»»

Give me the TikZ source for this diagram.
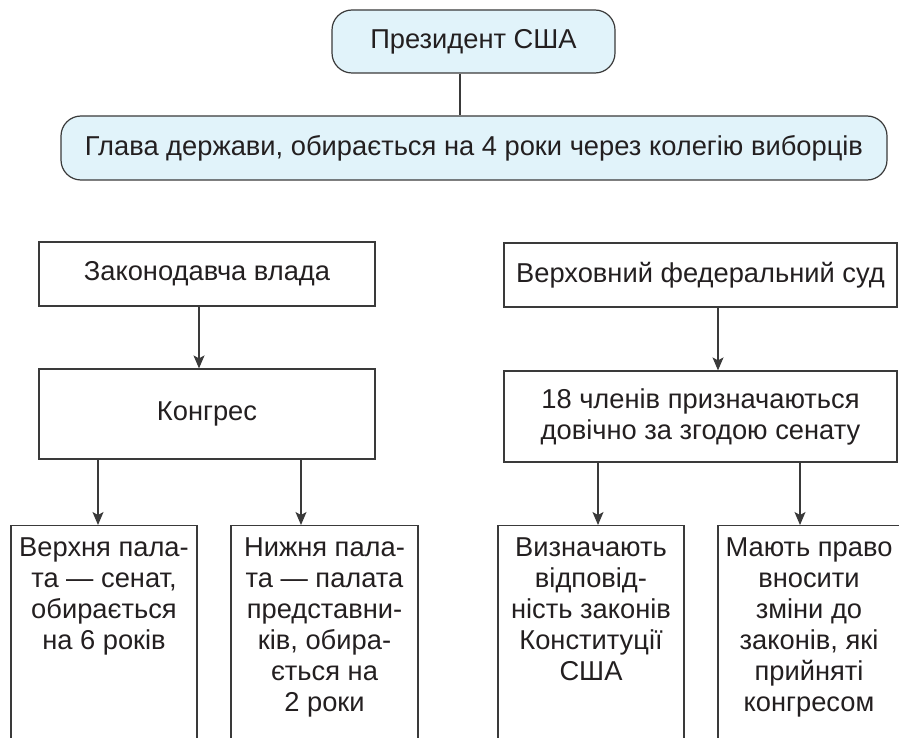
\documentclass[tikz,border=0pt]{standalone}
\usepackage{fontspec}
\setmainfont{Liberation Sans}
\usetikzlibrary{arrows.meta}
\definecolor{ln}{HTML}{3A3A3A}
\definecolor{tx}{HTML}{231F20}
\definecolor{lb}{HTML}{E1F3FA}
\begin{document}
\begin{tikzpicture}[x=1pt,y=-1pt,
  every node/.style={font=\fontsize{27.3}{31}\selectfont, text=tx, inner sep=0pt},
  rbox/.style={draw=ln, line width=1.2pt, fill=lb, rounded corners=20pt},
  sbox/.style={draw=ln, line width=1.2pt},
  btext/.style={align=center, anchor=north},
  arr/.style={draw=ln, line width=1.2pt, -{Stealth[length=13pt,width=11pt,inset=3pt]}},
  con/.style={draw=ln, line width=1.2pt}]
\useasboundingbox (0,0) rectangle (899,738);
\clip (0,0) rectangle (899,738);
% top
\node[rbox, minimum width=283pt, minimum height=63pt] (pres) at (473.5,41.5) {Президент США};
\node[rbox, minimum width=826pt, minimum height=64pt] (head) at (474,148) {Глава держави, обирається на 4 роки через колегію виборців};
\draw[con] (pres.south -| 460,0) -- (head.north -| 460,0);
% left
\node[sbox, minimum width=336pt, minimum height=64pt] (zak) at (207,274) {Законодавча влада};
\node[sbox, minimum width=336pt, minimum height=90pt] (kon) at (207,414) {Конгрес};
\draw[arr] (zak.south -| 199,0) -- (kon.north -| 199,0);
\node[sbox, minimum width=186pt, minimum height=260pt, anchor=north] (b1) at (104,525) {};
\node[sbox, minimum width=187pt, minimum height=260pt, anchor=north] (b2) at (324.5,525) {};
\draw[arr] (kon.south -| 98,0) -- (b1.north -| 98,0);
\draw[arr] (kon.south -| 301,0) -- (b2.north -| 301,0);
\node[btext] (t1) at ([yshift=-13pt]b1.north) {Верхня пала-\\та — сенат,\\обирається\\на 6 років};
\node[btext] (t2) at ([yshift=-13pt]b2.north) {Нижня пала-\\та — палата\\представни-\\ків, обира-\\ється на\\2 роки};
% right
\node[sbox, minimum width=393pt, minimum height=64pt] (ver) at (700.5,275) {Верховний федеральний суд};
\node[sbox, minimum width=393pt, minimum height=91pt, align=center] (mem) at (700.5,416.5) {18 членів призначаються\\довічно за згодою сенату};
\draw[arr] (ver.south -| 718,0) -- (mem.north -| 718,0);
\node[sbox, minimum width=186pt, minimum height=260pt, anchor=north] (b3) at (591,525) {};
\node[sbox, minimum width=190pt, minimum height=260pt, anchor=north] (b4) at (813,525) {};
\draw[arr] (mem.south -| 598,0) -- (b3.north -| 598,0);
\draw[arr] (mem.south -| 800,0) -- (b4.north -| 800,0);
\node[btext] (t3) at ([yshift=-13pt]b3.north) {Визначають\\відповід-\\ність законів\\Конституції\\США};
\node[btext] (t4) at ([yshift=-13pt,xshift=-4pt]b4.north) {Мають право\\вносити\\зміни до\\законів, які\\прийняті\\конгресом};
\end{tikzpicture}
\end{document}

««

• _STATED TASK_
Reproduce the data word for word, excluding its pictures.

• _REPLY_
Give me the TikZ source for this diagram.
\documentclass[tikz,border=0pt]{standalone}
\usepackage{fontspec}
\setmainfont{Liberation Sans}
\usetikzlibrary{arrows.meta}
\definecolor{ln}{HTML}{3A3A3A}
\definecolor{tx}{HTML}{231F20}
\definecolor{lb}{HTML}{E1F3FA}
\begin{document}
\begin{tikzpicture}[x=1pt,y=-1pt,
  every node/.style={font=\fontsize{27.3}{31}\selectfont, text=tx, inner sep=0pt},
  rbox/.style={draw=ln, line width=1.2pt, fill=lb, rounded corners=20pt},
  sbox/.style={draw=ln, line width=1.2pt},
  btext/.style={align=center, anchor=north},
  arr/.style={draw=ln, line width=1.2pt, -{Stealth[length=13pt,width=11pt,inset=3pt]}},
  con/.style={draw=ln, line width=1.2pt}]
\useasboundingbox (0,0) rectangle (899,738);
\clip (0,0) rectangle (899,738);
% top
\node[rbox, minimum width=283pt, minimum height=63pt] (pres) at (473.5,41.5) {Президент США};
\node[rbox, minimum width=826pt, minimum height=64pt] (head) at (474,148) {Глава держави, обирається на 4 роки через колегію виборців};
\draw[con] (pres.south -| 460,0) -- (head.north -| 460,0);
% left
\node[sbox, minimum width=336pt, minimum height=64pt] (zak) at (207,274) {Законодавча влада};
\node[sbox, minimum width=336pt, minimum height=90pt] (kon) at (207,414) {Конгрес};
\draw[arr] (zak.south -| 199,0) -- (kon.north -| 199,0);
\node[sbox, minimum width=186pt, minimum height=260pt, anchor=north] (b1) at (104,525) {};
\node[sbox, minimum width=187pt, minimum height=260pt, anchor=north] (b2) at (324.5,525) {};
\draw[arr] (kon.south -| 98,0) -- (b1.north -| 98,0);
\draw[arr] (kon.south -| 301,0) -- (b2.north -| 301,0);
\node[btext] (t1) at ([yshift=-13pt]b1.north) {Верхня пала-\\та — сенат,\\обирається\\на 6 років};
\node[btext] (t2) at ([yshift=-13pt]b2.north) {Нижня пала-\\та — палата\\представни-\\ків, обира-\\ється на\\2 роки};
% right
\node[sbox, minimum width=393pt, minimum height=64pt] (ver) at (700.5,275) {Верховний федеральний суд};
\node[sbox, minimum width=393pt, minimum height=91pt, align=center] (mem) at (700.5,416.5) {18 членів призначаються\\довічно за згодою сенату};
\draw[arr] (ver.south -| 718,0) -- (mem.north -| 718,0);
\node[sbox, minimum width=186pt, minimum height=260pt, anchor=north] (b3) at (591,525) {};
\node[sbox, minimum width=190pt, minimum height=260pt, anchor=north] (b4) at (813,525) {};
\draw[arr] (mem.south -| 598,0) -- (b3.north -| 598,0);
\draw[arr] (mem.south -| 800,0) -- (b4.north -| 800,0);
\node[btext] (t3) at ([yshift=-13pt]b3.north) {Визначають\\відповід-\\ність законів\\Конституції\\США};
\node[btext] (t4) at ([yshift=-13pt,xshift=-4pt]b4.north) {Мають право\\вносити\\зміни до\\законів, які\\прийняті\\конгресом};
\end{tikzpicture}
\end{document}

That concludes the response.